*Task directions:* Every line below should be copied exactly; drop the pictures.

══ Stored data ══

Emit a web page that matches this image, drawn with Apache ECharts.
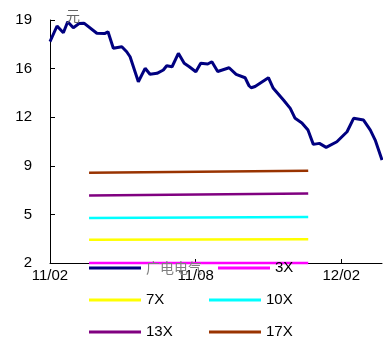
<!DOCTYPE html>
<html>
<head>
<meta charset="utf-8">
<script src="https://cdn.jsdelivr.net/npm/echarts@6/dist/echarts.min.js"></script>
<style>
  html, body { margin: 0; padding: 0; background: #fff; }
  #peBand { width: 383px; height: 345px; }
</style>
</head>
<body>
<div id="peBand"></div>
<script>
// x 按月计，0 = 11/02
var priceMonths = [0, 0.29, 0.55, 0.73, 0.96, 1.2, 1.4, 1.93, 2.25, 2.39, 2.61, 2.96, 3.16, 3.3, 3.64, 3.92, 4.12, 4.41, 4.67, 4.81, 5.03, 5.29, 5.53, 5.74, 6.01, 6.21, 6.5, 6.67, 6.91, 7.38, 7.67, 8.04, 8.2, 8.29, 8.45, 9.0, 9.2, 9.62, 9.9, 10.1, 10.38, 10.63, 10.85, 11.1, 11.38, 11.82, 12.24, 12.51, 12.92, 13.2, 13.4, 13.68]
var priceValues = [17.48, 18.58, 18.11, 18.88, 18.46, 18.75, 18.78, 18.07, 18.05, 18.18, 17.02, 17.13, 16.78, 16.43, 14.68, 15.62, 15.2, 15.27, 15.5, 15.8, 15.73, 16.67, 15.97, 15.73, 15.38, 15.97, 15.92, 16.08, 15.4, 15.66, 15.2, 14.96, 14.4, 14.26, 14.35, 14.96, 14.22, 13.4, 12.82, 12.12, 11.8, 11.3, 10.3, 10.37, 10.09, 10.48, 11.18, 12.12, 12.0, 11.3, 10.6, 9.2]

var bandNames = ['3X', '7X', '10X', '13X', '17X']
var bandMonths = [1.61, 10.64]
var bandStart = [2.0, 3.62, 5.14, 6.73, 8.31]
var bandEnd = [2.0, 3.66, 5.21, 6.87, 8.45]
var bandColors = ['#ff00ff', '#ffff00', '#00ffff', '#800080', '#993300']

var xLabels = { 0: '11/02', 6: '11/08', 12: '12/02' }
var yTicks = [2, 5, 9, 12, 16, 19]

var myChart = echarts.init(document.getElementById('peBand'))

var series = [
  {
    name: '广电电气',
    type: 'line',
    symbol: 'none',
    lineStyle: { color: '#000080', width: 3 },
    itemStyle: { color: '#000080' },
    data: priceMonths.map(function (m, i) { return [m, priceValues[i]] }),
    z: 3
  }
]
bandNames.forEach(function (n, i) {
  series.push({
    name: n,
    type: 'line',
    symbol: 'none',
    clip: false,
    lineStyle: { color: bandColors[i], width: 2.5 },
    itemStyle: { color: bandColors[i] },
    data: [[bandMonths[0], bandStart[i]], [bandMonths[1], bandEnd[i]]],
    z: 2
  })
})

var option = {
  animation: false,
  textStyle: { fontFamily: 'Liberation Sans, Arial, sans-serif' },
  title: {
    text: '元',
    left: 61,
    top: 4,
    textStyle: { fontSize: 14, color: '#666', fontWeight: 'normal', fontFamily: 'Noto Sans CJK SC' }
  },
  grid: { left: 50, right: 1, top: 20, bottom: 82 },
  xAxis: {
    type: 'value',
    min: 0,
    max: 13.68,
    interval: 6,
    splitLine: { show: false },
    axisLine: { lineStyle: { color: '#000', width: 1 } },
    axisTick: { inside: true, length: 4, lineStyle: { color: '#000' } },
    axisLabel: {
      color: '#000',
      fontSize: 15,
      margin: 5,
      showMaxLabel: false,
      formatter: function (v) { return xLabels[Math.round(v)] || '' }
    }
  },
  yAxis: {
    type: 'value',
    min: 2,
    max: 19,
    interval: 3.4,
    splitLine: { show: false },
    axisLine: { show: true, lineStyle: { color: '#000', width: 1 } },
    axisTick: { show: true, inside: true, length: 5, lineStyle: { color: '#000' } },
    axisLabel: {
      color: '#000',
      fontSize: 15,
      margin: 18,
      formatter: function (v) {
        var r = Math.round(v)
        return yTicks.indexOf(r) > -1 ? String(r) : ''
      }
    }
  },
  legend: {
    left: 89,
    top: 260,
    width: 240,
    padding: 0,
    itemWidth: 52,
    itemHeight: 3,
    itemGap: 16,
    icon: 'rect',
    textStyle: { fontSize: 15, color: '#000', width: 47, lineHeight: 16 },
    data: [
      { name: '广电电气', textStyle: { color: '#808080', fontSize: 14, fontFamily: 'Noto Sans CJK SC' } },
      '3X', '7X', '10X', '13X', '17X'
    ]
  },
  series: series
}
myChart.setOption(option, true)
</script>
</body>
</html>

═══

*Complete answer:*
Emit a web page that matches this image, drawn with Apache ECharts.
<!DOCTYPE html>
<html>
<head>
<meta charset="utf-8">
<script src="https://cdn.jsdelivr.net/npm/echarts@6/dist/echarts.min.js"></script>
<style>
  html, body { margin: 0; padding: 0; background: #fff; }
  #peBand { width: 383px; height: 345px; }
</style>
</head>
<body>
<div id="peBand"></div>
<script>
// x 按月计，0 = 11/02
var priceMonths = [0, 0.29, 0.55, 0.73, 0.96, 1.2, 1.4, 1.93, 2.25, 2.39, 2.61, 2.96, 3.16, 3.3, 3.64, 3.92, 4.12, 4.41, 4.67, 4.81, 5.03, 5.29, 5.53, 5.74, 6.01, 6.21, 6.5, 6.67, 6.91, 7.38, 7.67, 8.04, 8.2, 8.29, 8.45, 9.0, 9.2, 9.62, 9.9, 10.1, 10.38, 10.63, 10.85, 11.1, 11.38, 11.82, 12.24, 12.51, 12.92, 13.2, 13.4, 13.68]
var priceValues = [17.48, 18.58, 18.11, 18.88, 18.46, 18.75, 18.78, 18.07, 18.05, 18.18, 17.02, 17.13, 16.78, 16.43, 14.68, 15.62, 15.2, 15.27, 15.5, 15.8, 15.73, 16.67, 15.97, 15.73, 15.38, 15.97, 15.92, 16.08, 15.4, 15.66, 15.2, 14.96, 14.4, 14.26, 14.35, 14.96, 14.22, 13.4, 12.82, 12.12, 11.8, 11.3, 10.3, 10.37, 10.09, 10.48, 11.18, 12.12, 12.0, 11.3, 10.6, 9.2]

var bandNames = ['3X', '7X', '10X', '13X', '17X']
var bandMonths = [1.61, 10.64]
var bandStart = [2.0, 3.62, 5.14, 6.73, 8.31]
var bandEnd = [2.0, 3.66, 5.21, 6.87, 8.45]
var bandColors = ['#ff00ff', '#ffff00', '#00ffff', '#800080', '#993300']

var xLabels = { 0: '11/02', 6: '11/08', 12: '12/02' }
var yTicks = [2, 5, 9, 12, 16, 19]

var myChart = echarts.init(document.getElementById('peBand'))

var series = [
  {
    name: '广电电气',
    type: 'line',
    symbol: 'none',
    lineStyle: { color: '#000080', width: 3 },
    itemStyle: { color: '#000080' },
    data: priceMonths.map(function (m, i) { return [m, priceValues[i]] }),
    z: 3
  }
]
bandNames.forEach(function (n, i) {
  series.push({
    name: n,
    type: 'line',
    symbol: 'none',
    clip: false,
    lineStyle: { color: bandColors[i], width: 2.5 },
    itemStyle: { color: bandColors[i] },
    data: [[bandMonths[0], bandStart[i]], [bandMonths[1], bandEnd[i]]],
    z: 2
  })
})

var option = {
  animation: false,
  textStyle: { fontFamily: 'Liberation Sans, Arial, sans-serif' },
  title: {
    text: '元',
    left: 61,
    top: 4,
    textStyle: { fontSize: 14, color: '#666', fontWeight: 'normal', fontFamily: 'Noto Sans CJK SC' }
  },
  grid: { left: 50, right: 1, top: 20, bottom: 82 },
  xAxis: {
    type: 'value',
    min: 0,
    max: 13.68,
    interval: 6,
    splitLine: { show: false },
    axisLine: { lineStyle: { color: '#000', width: 1 } },
    axisTick: { inside: true, length: 4, lineStyle: { color: '#000' } },
    axisLabel: {
      color: '#000',
      fontSize: 15,
      margin: 5,
      showMaxLabel: false,
      formatter: function (v) { return xLabels[Math.round(v)] || '' }
    }
  },
  yAxis: {
    type: 'value',
    min: 2,
    max: 19,
    interval: 3.4,
    splitLine: { show: false },
    axisLine: { show: true, lineStyle: { color: '#000', width: 1 } },
    axisTick: { show: true, inside: true, length: 5, lineStyle: { color: '#000' } },
    axisLabel: {
      color: '#000',
      fontSize: 15,
      margin: 18,
      formatter: function (v) {
        var r = Math.round(v)
        return yTicks.indexOf(r) > -1 ? String(r) : ''
      }
    }
  },
  legend: {
    left: 89,
    top: 260,
    width: 240,
    padding: 0,
    itemWidth: 52,
    itemHeight: 3,
    itemGap: 16,
    icon: 'rect',
    textStyle: { fontSize: 15, color: '#000', width: 47, lineHeight: 16 },
    data: [
      { name: '广电电气', textStyle: { color: '#808080', fontSize: 14, fontFamily: 'Noto Sans CJK SC' } },
      '3X', '7X', '10X', '13X', '17X'
    ]
  },
  series: series
}
myChart.setOption(option, true)
</script>
</body>
</html>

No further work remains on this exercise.